DIRECTIVE: Everything from the first line of the data below through the line that contains "plt.rcParams['font.family'] = ['Liberation" should be written out exactly, please, and nothing more; the pictures stay out.

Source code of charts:
◆ ◆ ◆ ◆

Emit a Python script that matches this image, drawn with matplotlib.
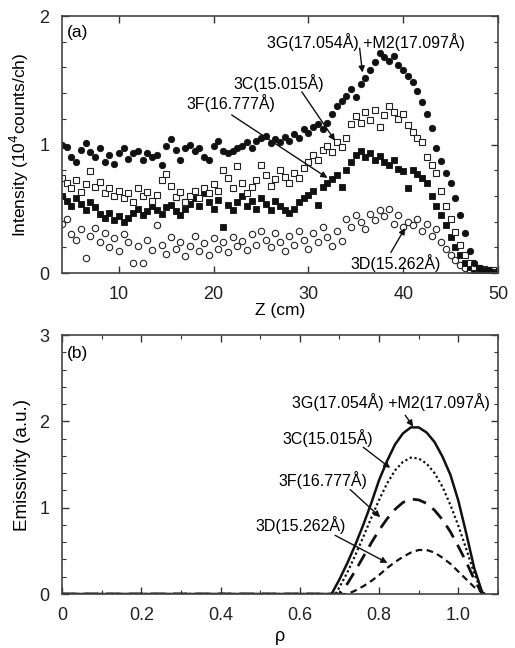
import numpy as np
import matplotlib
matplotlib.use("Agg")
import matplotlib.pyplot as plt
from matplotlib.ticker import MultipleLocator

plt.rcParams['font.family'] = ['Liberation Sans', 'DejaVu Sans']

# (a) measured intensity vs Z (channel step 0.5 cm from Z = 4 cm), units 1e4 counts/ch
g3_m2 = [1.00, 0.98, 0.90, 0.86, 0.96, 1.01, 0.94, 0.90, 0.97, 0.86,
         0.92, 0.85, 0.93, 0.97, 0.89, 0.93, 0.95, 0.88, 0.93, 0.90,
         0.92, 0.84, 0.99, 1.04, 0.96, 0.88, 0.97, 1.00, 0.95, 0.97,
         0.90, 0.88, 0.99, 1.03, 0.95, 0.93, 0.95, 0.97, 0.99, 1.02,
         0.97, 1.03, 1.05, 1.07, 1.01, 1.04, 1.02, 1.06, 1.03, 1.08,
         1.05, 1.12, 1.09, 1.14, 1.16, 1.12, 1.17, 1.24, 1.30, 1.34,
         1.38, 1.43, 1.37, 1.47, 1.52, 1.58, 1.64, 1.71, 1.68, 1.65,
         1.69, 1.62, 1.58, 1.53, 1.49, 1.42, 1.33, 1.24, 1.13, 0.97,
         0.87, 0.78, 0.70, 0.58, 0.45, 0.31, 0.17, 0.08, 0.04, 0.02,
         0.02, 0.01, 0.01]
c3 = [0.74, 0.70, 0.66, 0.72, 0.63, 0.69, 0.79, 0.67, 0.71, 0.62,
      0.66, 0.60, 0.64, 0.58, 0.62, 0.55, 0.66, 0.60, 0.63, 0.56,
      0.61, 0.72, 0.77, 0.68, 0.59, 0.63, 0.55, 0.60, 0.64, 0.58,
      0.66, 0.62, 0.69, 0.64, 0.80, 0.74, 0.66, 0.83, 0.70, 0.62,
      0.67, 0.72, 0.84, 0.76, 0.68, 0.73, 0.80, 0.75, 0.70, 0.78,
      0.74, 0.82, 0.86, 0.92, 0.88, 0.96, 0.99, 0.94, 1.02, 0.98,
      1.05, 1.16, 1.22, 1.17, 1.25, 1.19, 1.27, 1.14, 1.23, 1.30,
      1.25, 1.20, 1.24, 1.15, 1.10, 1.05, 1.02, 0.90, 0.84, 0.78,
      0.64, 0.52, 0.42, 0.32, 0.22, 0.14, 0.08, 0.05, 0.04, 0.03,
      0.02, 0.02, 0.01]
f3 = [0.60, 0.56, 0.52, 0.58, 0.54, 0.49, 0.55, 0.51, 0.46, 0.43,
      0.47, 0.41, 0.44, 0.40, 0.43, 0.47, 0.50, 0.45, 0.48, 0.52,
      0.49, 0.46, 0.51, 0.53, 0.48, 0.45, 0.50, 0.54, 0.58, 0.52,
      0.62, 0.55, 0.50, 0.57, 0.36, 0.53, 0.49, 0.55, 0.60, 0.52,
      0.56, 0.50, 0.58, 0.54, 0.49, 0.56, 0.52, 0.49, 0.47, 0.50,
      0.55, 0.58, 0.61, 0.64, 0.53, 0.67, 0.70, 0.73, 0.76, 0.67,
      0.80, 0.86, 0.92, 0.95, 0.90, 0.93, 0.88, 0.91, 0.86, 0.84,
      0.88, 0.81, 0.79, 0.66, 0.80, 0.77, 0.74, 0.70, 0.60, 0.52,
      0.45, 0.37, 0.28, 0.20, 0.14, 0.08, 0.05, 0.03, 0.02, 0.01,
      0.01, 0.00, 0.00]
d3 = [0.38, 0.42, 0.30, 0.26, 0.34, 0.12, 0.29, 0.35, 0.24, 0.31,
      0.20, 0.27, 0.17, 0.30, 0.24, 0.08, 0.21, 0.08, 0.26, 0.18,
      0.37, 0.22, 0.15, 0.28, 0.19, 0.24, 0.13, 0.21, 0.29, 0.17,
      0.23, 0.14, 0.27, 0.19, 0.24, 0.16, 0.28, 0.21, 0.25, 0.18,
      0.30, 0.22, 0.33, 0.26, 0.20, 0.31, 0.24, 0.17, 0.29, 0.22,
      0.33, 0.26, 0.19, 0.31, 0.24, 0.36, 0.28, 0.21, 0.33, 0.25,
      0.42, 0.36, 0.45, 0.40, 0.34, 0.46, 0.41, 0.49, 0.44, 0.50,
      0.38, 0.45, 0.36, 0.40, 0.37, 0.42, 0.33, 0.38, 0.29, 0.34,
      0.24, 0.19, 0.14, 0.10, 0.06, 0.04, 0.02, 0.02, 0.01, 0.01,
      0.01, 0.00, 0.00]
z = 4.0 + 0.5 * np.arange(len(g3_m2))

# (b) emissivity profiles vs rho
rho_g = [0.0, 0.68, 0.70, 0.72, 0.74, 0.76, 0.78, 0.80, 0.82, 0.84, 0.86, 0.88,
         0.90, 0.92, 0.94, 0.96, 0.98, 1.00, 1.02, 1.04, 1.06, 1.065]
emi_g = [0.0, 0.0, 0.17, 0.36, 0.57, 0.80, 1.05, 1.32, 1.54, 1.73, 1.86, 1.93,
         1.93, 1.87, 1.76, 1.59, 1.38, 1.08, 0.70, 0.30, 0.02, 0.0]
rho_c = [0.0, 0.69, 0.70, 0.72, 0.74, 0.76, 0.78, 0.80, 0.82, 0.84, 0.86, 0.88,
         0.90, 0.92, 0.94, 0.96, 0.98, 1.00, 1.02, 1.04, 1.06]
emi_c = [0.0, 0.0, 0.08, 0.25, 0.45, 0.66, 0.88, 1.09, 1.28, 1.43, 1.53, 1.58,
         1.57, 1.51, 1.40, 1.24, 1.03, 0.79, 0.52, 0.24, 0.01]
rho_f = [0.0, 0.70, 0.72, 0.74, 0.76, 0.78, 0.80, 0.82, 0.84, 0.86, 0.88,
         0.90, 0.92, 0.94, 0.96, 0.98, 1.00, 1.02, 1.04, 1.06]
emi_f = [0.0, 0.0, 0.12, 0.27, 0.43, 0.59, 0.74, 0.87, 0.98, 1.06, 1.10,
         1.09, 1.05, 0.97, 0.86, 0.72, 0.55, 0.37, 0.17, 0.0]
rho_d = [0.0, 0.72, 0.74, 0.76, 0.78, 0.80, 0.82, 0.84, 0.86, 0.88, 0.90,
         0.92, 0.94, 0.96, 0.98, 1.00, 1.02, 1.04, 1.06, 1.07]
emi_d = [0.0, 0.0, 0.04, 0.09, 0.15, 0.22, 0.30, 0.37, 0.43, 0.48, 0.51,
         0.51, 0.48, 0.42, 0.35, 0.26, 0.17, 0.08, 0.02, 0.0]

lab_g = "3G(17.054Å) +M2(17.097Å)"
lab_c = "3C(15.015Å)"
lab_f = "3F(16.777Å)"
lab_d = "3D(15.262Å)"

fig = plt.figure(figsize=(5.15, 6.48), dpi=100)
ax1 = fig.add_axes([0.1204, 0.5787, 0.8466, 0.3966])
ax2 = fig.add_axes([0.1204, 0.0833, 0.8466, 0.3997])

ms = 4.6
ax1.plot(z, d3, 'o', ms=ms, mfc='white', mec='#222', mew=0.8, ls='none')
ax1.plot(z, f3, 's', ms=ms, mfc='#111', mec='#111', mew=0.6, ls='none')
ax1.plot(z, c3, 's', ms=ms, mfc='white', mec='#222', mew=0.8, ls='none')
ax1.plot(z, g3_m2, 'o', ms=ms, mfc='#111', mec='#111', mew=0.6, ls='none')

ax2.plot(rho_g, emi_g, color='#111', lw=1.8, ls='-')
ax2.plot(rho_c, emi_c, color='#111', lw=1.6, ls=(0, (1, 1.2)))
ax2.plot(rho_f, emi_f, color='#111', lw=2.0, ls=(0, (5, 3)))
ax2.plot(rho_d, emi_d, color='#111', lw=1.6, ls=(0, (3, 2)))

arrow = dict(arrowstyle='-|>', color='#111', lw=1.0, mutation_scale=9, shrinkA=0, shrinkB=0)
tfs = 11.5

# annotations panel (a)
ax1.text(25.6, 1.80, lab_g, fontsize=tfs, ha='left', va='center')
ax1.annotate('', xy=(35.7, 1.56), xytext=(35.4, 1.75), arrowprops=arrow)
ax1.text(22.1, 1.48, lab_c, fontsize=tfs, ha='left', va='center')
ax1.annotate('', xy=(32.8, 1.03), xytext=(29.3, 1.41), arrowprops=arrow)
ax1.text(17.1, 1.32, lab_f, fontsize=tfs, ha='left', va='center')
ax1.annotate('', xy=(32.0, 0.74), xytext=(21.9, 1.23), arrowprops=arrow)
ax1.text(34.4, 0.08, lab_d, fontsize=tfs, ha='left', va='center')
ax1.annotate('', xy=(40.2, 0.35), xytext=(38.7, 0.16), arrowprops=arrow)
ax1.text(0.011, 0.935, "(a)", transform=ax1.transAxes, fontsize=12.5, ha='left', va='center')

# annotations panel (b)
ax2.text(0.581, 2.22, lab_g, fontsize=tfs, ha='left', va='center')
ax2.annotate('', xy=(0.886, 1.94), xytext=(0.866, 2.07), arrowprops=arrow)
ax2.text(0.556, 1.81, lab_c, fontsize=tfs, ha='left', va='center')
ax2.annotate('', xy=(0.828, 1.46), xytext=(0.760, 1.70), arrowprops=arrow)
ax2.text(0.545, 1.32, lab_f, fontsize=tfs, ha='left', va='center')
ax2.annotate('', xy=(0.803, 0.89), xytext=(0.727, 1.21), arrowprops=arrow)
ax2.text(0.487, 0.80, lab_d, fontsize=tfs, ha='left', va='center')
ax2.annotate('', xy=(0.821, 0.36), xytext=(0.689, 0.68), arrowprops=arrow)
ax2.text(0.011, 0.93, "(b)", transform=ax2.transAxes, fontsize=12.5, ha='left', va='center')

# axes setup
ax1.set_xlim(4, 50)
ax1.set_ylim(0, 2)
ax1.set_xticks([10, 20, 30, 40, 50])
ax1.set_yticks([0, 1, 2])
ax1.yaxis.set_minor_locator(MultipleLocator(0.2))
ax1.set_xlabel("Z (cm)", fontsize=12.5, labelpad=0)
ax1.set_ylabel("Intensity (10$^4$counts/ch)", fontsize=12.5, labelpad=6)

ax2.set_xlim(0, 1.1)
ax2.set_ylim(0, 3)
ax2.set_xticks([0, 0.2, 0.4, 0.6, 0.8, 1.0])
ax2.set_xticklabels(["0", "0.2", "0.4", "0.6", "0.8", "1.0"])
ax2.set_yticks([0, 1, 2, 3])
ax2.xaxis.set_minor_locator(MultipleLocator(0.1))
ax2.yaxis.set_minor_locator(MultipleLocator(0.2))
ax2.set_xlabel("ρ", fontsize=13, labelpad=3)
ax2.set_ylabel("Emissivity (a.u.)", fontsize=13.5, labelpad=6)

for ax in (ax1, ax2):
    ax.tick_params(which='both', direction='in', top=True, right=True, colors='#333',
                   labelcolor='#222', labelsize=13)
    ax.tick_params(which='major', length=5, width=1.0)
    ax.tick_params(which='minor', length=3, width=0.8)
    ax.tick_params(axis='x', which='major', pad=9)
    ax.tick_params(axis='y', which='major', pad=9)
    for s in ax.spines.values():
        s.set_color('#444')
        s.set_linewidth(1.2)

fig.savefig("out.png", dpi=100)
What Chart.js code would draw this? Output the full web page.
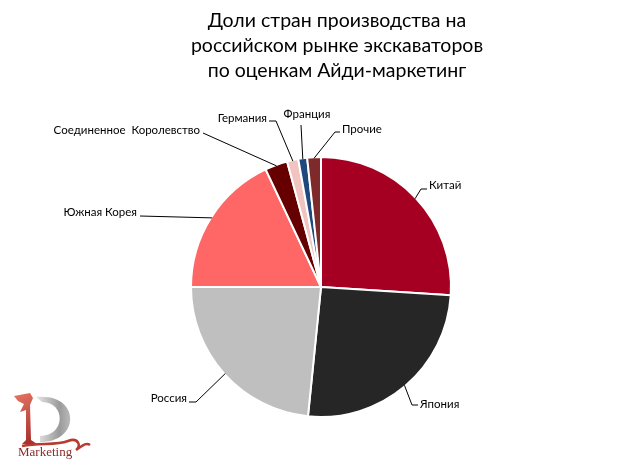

◆ ◆ ◆ ◆

RESULT OF THIS EXERCISE:
Emit a Python script that matches this image, drawn with matplotlib.
import numpy as np
import matplotlib
matplotlib.use("Agg")
import matplotlib.pyplot as plt
from matplotlib.ticker import MultipleLocator

plt.rcParams['font.family'] = ['Liberation Sans', 'DejaVu Sans']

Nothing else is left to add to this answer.